Si rien n’est fait pour ajuster les prix à la pompe des hydrocarbures, les opérateurs pétroliers pourraient mettre la clef sous le paillasson, le ministre de l’Economie et des Finances, Alousséni Sanou, n’ayant pas favorablement accueilli leur demande d’audience pour des pourparlers directs en vue d’une solution négociée, acceptable pour tous.
La paix sociale a un coût à payer. Mais, au Mali, l’Etat veut visiblement tout avoir sans délier les cordons de la bourse. Il en est ainsi du blocage, par les autorités, du prix à la pompe des hydrocarbures, malgré un contexte de tensions mondiales et la forte demande en carburants résultant de la reprise des activités après la fin des restrictions sanitaires concernant le coronavirus. Aucune compensation ou en tout cas très peu d’efforts consentis pour les pétroliers. Qui plus est, le Mali est placé sous embargo par la Communauté économique des Etats de l’Afrique de l’Ouest (Cédéao) et l’Union économique et monétaire ouest-africaine (Uémoa), ce qui oblige les opérateurs à faire souvent de longs trajets en vue de l’approvisionnement correct du pays avec, naturellement, des coûts induits. Cependant, l’Etat continue à faire le dos rond. Du coup, c’est le blues dans le secteur. Dans un communiqué de presse publié ce 14 février 2022 dont une copie nous est parvenue, la Commission de suivi du mécanisme de taxation des produits pétroliers enfonce le clou, avec le maintien des prix indicatifs plafonds à la pompe comme suit : supercarburant sans plomb (663 Fcfa le litre), gasoil (593 Fcfa le litre), distillat diesel oil – DDO (593 Fcfa le litre), fuel-oil 180 (421 Fcfa le litre). Les prix du pétrole lampant et du Jet A1 sont libres. Il n’en fallait pas plus pour jeter l’émoi sur le monde des importateurs d’hydrocarbures qui ne savent plus à quel saint se vouer. Aujourd’hui plus que jamais, les pétroliers locaux craignent pour le maintien de leurs entreprises et la pérennité des emplois créés, dans la mesure où l’Etat ne leur a encore versé aucune compensation, depuis pratiquement deux ans.
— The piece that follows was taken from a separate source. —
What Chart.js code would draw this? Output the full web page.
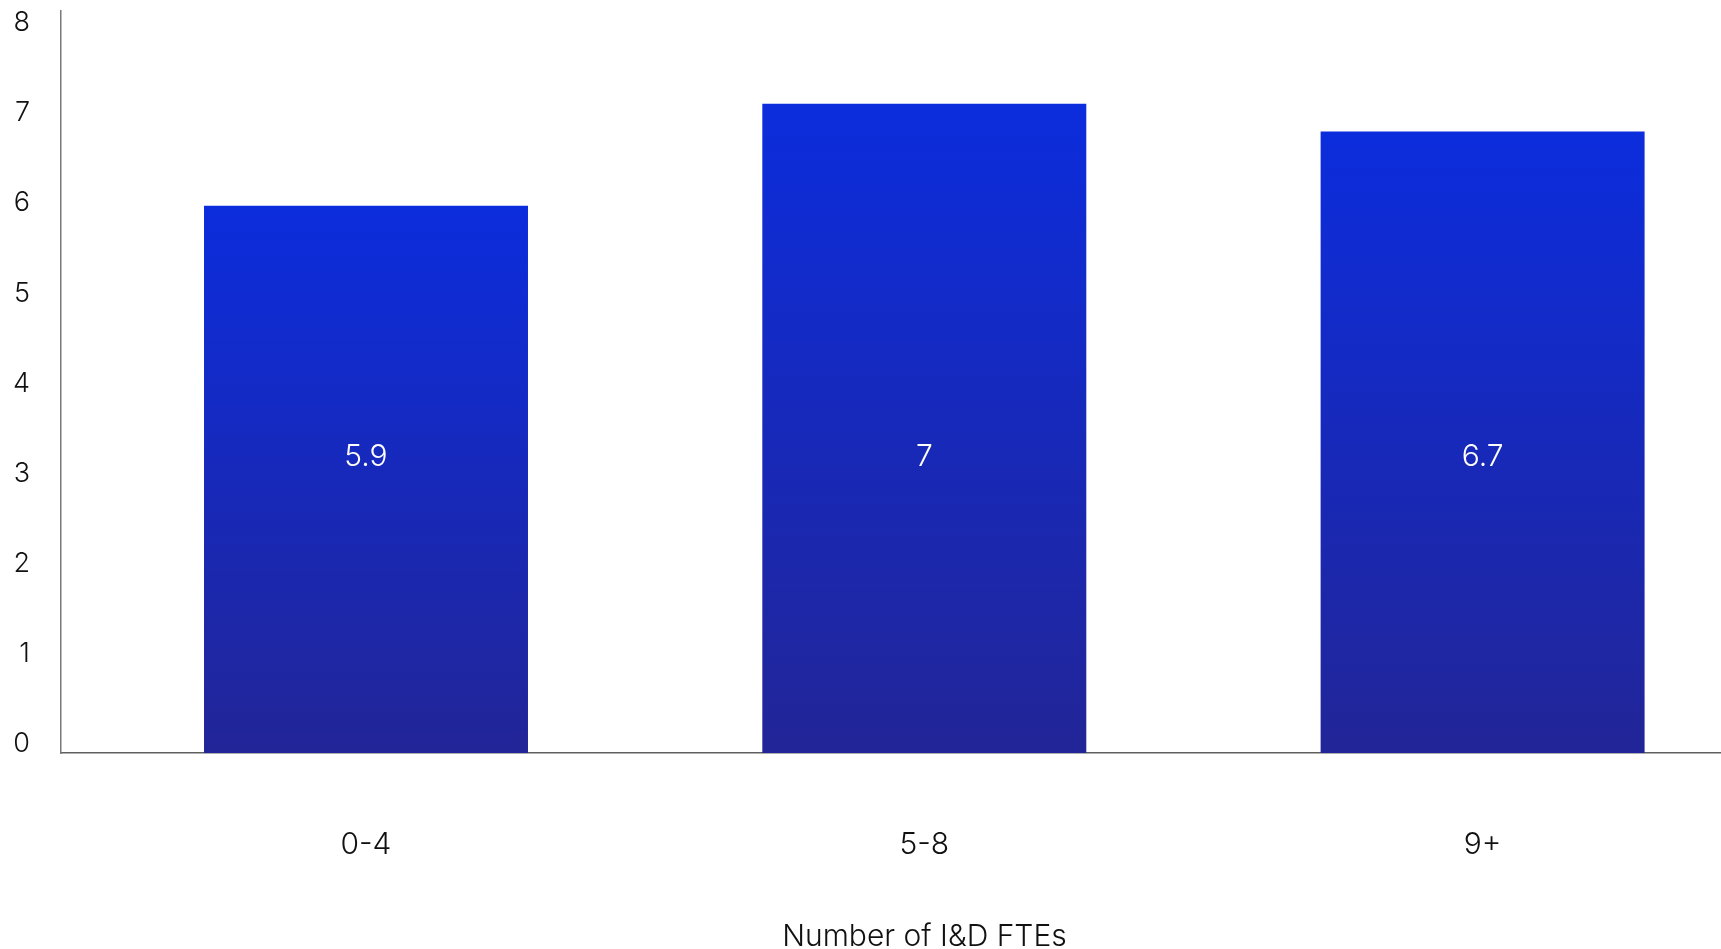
<!DOCTYPE html>
<html>
<head>
<meta charset="utf-8">
<title>Number of I&amp;D FTEs</title>
<script src="https://cdn.jsdelivr.net/npm/chart.js@4.4.1/dist/chart.umd.min.js"></script>
<style>
  html, body { margin: 0; padding: 0; background: #ffffff; overflow: hidden; }
  #wrap { width: 1788px; height: 949px; }
</style>
</head>
<body>
<div id="wrap"><canvas id="chart" width="1788" height="949"></canvas></div>
<script>
// Team size buckets and average score per bucket
const categories = ['0-4', '5-8', '9+'];
const values = [5.9, 7, 6.7];
const yTicks = [0, 1, 2, 3, 4, 5, 6, 7, 8];
const axisTitle = 'Number of I&D FTEs';

const FONT = 'Inter, "Noto Sans", sans-serif';
const TEXT = '#111111';
const TOP_BLUE = '#0c2ddd';
const BOTTOM_BLUE = '#222597';

// height (in value units) at which the value labels sit inside the bars
const LABEL_LEVEL = 3.19;

function barGradient(ctx) {
  const chart = ctx.chart;
  if (!chart.chartArea || !ctx.raw) return TOP_BLUE;
  const y = chart.scales.y;
  const top = y.getPixelForValue(ctx.raw.y);
  const bottom = y.getPixelForValue(0);
  const g = chart.ctx.createLinearGradient(0, top, 0, bottom);
  g.addColorStop(0, TOP_BLUE);
  g.addColorStop(1, BOTTOM_BLUE);
  return g;
}

const valueLabels = {
  id: 'valueLabels',
  afterDatasetsDraw(chart) {
    const c = chart.ctx;
    const meta = chart.getDatasetMeta(0);
    const yPix = chart.scales.y.getPixelForValue(LABEL_LEVEL);
    c.save();
    c.fillStyle = '#ffffff';
    c.font = '300 30px ' + FONT;
    c.textAlign = 'center';
    c.textBaseline = 'middle';
    meta.data.forEach((bar, i) => {
      c.fillText(String(values[i]), bar.x, yPix);
    });
    c.restore();
  }
};

new Chart(document.getElementById('chart'), {
  type: 'bar',
  data: {
    datasets: [{
      data: categories.map((c, i) => ({ x: i, y: values[i] })),
      backgroundColor: barGradient,
      borderWidth: 0,
      categoryPercentage: 0.5803,
      barPercentage: 1,
      yAxisID: 'y',
      xAxisID: 'x'
    }]
  },
  options: {
    responsive: false,
    animation: false,
    layout: { padding: { top: 11, left: 0, right: 0, bottom: 0 } },
    plugins: { legend: { display: false }, tooltip: { enabled: false } },
    scales: {
      x: {
        type: 'linear',
        position: 'bottom',
        min: -0.5463,
        max: 2.547,
        offset: false,
        grid: { display: false, drawTicks: false },
        border: { display: true, color: '#5f5f5f', width: 1.5 },
        afterBuildTicks(scale) {
          scale.ticks = categories.map((c, i) => ({ value: i }));
        },
        ticks: {
          autoSkip: false,
          maxRotation: 0,
          padding: 74,
          color: TEXT,
          font: { family: FONT, size: 30, weight: 300 },
          callback: (v) => categories[v] ?? ''
        },
        title: {
          display: true,
          text: axisTitle,
          color: TEXT,
          font: { family: FONT, size: 30, weight: 300, lineHeight: 0.8 },
          padding: { top: 0, bottom: 0 }
        },
        afterFit(scale) {
          scale.height = 196;
        }
      },
      y: {
        type: 'linear',
        display: false,
        min: 0,
        max: 8
      },
      yl: {
        type: 'linear',
        position: 'left',
        min: -0.1,
        max: 8.1333,
        grid: { display: false, drawTicks: false },
        border: { display: true, color: '#7a7a7a', width: 1.5 },
        afterBuildTicks(scale) {
          scale.ticks = yTicks.map(v => ({ value: v }));
        },
        ticks: {
          padding: 31,
          color: TEXT,
          font: { family: FONT, size: 27, weight: 300 }
        },
        afterFit(scale) {
          scale.width = 61;
          scale.paddingTop = 0;
          scale.paddingBottom = 0;
        }
      }
    }
  },
  plugins: [valueLabels]
});
</script>
</body>
</html>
Le beurre et l’argent du beurre pour l’Etat
Il faut dire que les prix maintenus en ce mois de février 2022 sont les mêmes en vigueur depuis novembre 2020, soit près de 16 mois alors que la reprise post-Covid a accru la demande mondiale en hydrocarbures. En Europe, après des semaines de niveaux-records, la hausse des prix se poursuit, annonce une source. “Les prix du pétrole sont mis sous tension au niveau mondial en raison de la reprise économique post-restrictions sanitaires, mais également par les tensions croissantes entre l’Ukraine et la Russie qui pourraient menacer l’offre pétrolière. La peur de l’escalade des tensions dans la crise, d’une ampleur jamais vue depuis la fin de la Guerre froide, a ainsi poussé le prix du Brent au-dessus de la barre des 95 dollars le baril”, constate pour sa part l’Agence France Presse (Afp).
En conséquence, les prix du carburant flambent aux Etats-Unis, en Europe et un peu partout en Afrique. A telle enseigne que le président américain, Joe Biden, a récemment demandé à l’Autorité américaine de la concurrence de se pencher sur le comportement “éventuellement illégal” des compagnies pétrolières.C’est dire que nos opérateurs économiques du pétrole achètent très cher leurs produits sur le marché international, mais ils sont contraints de les revendre aux prix fixés de l’Etat, soucieux du maintien de la paix sociale sans autre forme de procès.Il y a forcément un gap à combler, sinon une injustice à réparer pour sauver des entreprises… au bord de la banqueroute.